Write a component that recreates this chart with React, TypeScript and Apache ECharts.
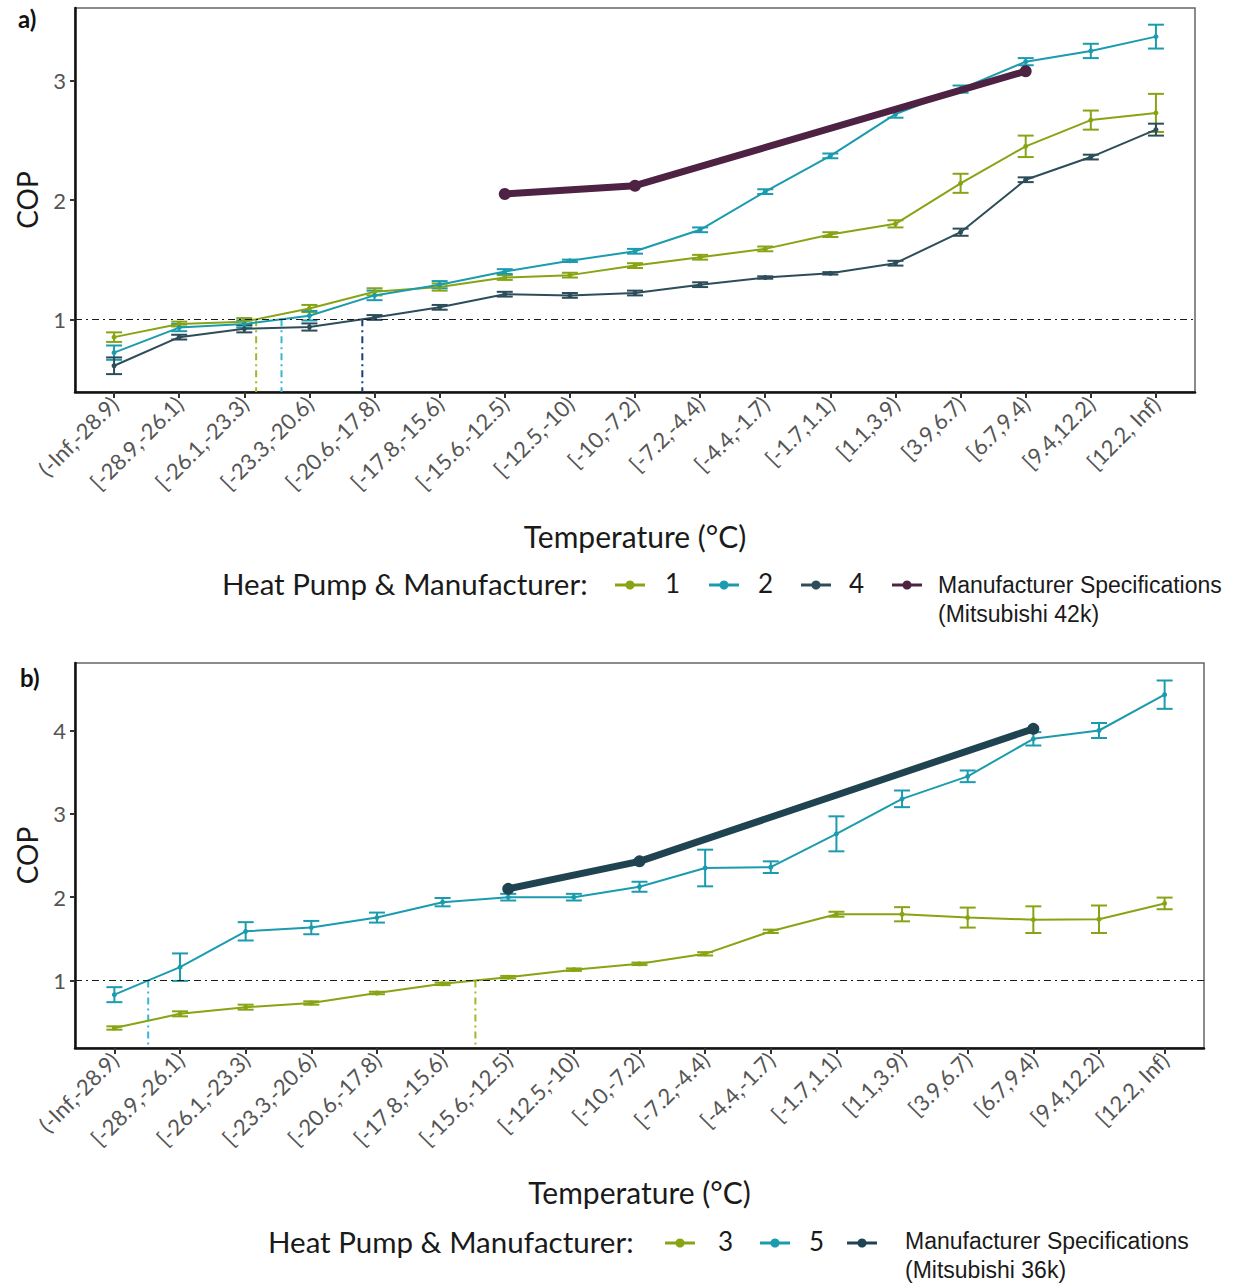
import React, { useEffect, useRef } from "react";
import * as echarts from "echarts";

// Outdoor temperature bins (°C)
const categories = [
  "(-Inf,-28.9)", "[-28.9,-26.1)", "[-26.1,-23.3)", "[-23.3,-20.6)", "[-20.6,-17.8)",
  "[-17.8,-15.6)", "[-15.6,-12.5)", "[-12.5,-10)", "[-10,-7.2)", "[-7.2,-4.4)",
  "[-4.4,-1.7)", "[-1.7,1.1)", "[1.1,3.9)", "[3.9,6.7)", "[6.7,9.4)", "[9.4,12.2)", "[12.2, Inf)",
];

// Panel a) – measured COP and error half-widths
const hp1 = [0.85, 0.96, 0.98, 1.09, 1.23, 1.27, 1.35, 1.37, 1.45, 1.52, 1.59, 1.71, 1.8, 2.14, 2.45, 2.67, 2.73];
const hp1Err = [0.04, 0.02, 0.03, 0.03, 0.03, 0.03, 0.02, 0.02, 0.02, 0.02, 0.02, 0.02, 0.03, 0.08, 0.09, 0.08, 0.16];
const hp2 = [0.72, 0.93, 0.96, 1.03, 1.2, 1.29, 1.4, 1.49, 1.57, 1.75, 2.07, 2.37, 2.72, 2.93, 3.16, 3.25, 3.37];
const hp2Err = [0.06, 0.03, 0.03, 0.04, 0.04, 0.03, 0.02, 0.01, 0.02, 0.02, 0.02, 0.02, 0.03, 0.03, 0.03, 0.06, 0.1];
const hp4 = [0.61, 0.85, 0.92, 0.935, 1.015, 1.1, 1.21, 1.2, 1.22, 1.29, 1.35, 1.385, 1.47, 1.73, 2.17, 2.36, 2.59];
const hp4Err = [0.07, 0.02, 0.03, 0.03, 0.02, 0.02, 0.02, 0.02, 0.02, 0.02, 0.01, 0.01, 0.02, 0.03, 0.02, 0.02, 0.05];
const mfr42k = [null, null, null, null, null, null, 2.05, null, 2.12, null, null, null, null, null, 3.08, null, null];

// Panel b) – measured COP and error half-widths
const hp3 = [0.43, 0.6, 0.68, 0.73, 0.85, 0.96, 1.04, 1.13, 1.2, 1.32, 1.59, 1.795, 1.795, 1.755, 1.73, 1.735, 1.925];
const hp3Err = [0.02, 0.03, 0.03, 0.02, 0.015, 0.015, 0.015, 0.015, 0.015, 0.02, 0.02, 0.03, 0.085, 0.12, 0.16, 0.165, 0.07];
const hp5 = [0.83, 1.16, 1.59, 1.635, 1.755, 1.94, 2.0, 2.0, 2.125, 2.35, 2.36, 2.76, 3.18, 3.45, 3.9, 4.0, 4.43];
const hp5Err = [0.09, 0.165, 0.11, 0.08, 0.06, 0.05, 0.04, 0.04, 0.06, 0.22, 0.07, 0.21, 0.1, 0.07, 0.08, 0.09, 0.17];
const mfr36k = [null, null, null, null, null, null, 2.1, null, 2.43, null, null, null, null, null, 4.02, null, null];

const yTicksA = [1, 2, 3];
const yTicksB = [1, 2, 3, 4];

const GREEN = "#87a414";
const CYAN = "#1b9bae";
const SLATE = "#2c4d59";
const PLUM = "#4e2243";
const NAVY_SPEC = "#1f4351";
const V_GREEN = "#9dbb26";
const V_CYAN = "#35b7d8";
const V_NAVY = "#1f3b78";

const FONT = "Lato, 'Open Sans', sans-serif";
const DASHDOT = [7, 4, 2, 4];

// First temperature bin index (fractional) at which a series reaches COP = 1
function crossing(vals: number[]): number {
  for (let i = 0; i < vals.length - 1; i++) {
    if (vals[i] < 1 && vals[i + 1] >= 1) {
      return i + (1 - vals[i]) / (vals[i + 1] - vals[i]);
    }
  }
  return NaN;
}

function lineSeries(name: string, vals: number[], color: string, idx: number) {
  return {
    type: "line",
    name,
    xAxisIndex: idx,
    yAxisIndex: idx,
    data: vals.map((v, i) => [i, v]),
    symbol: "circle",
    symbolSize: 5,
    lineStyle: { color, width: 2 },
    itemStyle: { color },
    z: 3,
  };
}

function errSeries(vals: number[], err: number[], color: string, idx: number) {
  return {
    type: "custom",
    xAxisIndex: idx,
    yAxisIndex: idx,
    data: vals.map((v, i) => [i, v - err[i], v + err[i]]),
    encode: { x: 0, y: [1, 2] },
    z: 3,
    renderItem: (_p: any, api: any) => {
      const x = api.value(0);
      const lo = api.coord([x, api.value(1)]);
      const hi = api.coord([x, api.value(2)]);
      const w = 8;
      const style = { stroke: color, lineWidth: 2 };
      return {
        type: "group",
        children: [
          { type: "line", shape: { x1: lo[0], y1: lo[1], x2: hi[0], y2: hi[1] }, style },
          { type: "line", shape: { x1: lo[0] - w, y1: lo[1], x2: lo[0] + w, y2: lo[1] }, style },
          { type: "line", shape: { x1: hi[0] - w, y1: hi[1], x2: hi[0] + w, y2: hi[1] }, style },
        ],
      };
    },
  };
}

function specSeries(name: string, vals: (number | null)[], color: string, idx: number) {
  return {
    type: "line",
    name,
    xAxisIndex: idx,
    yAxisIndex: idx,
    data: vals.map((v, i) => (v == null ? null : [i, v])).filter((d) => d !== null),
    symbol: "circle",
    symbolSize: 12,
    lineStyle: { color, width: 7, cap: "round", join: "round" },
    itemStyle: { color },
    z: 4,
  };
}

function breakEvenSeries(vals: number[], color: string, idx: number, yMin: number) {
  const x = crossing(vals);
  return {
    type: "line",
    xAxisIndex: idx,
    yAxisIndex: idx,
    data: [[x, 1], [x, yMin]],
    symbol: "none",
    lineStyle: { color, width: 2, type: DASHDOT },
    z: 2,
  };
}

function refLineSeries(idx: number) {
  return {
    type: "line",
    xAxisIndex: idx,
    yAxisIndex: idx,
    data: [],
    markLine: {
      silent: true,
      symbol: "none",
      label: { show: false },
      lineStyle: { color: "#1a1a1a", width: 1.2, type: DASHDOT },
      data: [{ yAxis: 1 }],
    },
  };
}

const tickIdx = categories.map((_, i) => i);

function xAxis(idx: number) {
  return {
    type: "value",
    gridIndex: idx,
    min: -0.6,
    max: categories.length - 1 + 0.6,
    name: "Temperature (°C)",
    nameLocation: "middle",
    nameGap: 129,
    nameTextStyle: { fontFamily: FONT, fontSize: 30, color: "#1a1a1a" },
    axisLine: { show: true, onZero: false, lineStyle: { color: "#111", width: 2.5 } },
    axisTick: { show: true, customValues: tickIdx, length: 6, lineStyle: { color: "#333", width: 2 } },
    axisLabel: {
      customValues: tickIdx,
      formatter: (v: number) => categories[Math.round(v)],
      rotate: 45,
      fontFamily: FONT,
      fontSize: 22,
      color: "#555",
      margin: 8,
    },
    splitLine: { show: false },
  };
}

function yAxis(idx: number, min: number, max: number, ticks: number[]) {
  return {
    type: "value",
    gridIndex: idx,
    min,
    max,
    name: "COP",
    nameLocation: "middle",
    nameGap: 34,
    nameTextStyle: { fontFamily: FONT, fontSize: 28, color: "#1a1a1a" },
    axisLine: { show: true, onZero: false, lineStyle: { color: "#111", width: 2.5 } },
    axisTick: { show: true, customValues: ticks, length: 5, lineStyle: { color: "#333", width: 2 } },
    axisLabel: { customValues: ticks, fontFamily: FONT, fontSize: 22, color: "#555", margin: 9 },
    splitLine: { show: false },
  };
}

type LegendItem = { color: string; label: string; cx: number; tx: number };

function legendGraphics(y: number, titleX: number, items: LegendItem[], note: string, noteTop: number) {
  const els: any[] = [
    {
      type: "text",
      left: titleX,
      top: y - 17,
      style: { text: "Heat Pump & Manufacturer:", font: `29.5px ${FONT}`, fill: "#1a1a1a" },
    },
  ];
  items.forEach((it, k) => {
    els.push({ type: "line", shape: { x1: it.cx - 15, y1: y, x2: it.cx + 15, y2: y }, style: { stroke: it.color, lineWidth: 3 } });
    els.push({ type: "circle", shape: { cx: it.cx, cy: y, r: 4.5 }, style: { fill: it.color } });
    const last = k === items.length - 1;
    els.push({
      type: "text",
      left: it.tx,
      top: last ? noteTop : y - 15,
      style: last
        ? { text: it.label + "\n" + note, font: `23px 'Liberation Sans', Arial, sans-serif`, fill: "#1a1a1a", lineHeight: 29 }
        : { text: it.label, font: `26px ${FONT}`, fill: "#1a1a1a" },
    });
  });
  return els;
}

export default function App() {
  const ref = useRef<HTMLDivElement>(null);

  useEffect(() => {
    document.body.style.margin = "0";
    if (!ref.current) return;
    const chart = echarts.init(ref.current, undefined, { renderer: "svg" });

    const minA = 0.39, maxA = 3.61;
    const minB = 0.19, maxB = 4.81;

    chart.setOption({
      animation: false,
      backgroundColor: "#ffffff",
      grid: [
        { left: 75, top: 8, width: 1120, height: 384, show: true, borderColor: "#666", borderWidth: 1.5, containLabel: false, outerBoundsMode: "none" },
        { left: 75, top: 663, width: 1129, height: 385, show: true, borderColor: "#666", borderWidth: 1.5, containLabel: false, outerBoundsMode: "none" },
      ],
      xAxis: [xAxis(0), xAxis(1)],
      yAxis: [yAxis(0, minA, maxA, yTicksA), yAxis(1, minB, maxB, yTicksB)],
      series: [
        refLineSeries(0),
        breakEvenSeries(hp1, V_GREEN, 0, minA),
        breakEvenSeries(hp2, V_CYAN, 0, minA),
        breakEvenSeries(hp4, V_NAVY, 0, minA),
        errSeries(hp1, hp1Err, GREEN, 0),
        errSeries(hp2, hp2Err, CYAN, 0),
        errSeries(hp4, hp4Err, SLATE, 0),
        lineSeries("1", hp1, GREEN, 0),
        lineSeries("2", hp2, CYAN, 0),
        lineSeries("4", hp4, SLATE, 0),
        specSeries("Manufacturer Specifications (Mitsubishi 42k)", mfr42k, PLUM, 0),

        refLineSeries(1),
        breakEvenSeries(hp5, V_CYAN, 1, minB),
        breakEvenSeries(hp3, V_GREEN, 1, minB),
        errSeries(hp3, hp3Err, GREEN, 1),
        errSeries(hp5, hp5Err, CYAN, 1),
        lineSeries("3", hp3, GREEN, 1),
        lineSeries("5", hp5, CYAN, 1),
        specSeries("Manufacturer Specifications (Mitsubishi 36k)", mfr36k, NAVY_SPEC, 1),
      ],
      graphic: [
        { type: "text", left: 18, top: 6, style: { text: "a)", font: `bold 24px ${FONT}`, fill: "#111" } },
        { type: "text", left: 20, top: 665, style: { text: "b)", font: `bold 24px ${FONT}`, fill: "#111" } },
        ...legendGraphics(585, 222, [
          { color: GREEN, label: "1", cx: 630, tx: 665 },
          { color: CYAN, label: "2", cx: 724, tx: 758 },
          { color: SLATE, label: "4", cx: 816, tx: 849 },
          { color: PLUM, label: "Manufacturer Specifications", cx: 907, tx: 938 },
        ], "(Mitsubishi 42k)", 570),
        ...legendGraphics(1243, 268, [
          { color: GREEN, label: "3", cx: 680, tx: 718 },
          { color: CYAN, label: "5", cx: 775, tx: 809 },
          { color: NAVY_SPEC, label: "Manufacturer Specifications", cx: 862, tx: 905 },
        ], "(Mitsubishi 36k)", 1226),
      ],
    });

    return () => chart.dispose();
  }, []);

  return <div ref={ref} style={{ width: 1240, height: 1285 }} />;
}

^^^^

### Exercise prompt
Each line that holds the word "React" is to be copied.

### Task output
Write a component that recreates this chart with React, TypeScript and Apache ECharts.
import React, { useEffect, useRef } from "react";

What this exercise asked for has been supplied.